Legoland Florida Rides Won’t Be Regulated By State
ORLANDO (CBS4) – Rollercoasters and rides at Legoland Florida, which is opening next month, will not have to undergo state safety inspections.
It’s because the Winter Haven theme park qualifies for an exemption written into Florida law for Walt Disney World and other large theme parks more than two decades ago.
The Orlando Sentinel reports that to qualify for the state’s exemption from inspection and permitting requirement, a park must have at least 1,000 employees.
As of Tuesday, Legoland spokeswoman Jackie Wallace said the park has had hired 994 workers, with offers out to six others.

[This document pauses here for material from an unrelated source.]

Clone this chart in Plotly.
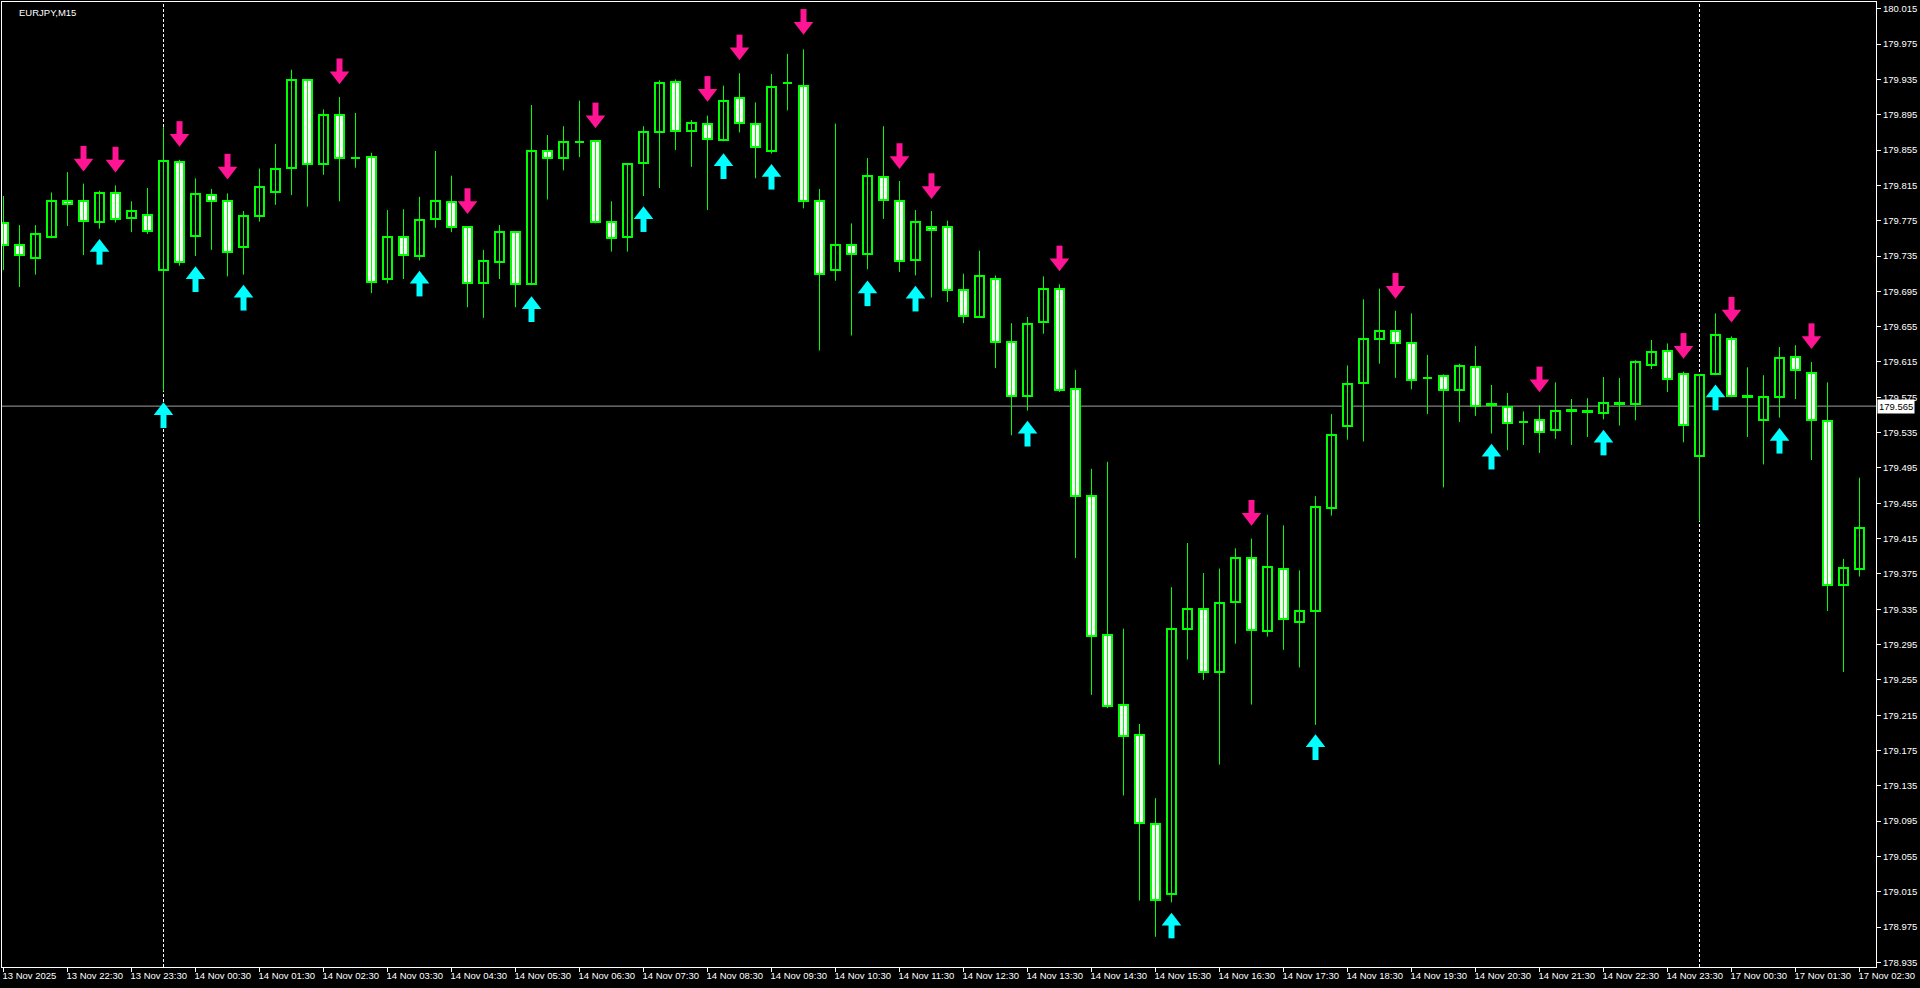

If the park’s employment falls below 1,000, it would be subject Department of Agriculture and Consumer Services regulation.
The move makes Legoland parent company Merlin Entertainments Group the fourth park owner in Florida to operate free of state ride-safety regulation. The others are the Walt Disney Co.; NBC Universal, which owns Universal Orlando and Wet ‘n Wild; and SeaWorld Parks & Entertainment, which owns SeaWorld Orlando and Busch Gardens Tampa Bay.
The law does require the park to employ full-time, in-house safety inspectors.
Legoland will have about two dozen rides ranging from mild rides for toddlers to a full-sized roller coaster.
Legoland Florida will open its doors on Oct. 15.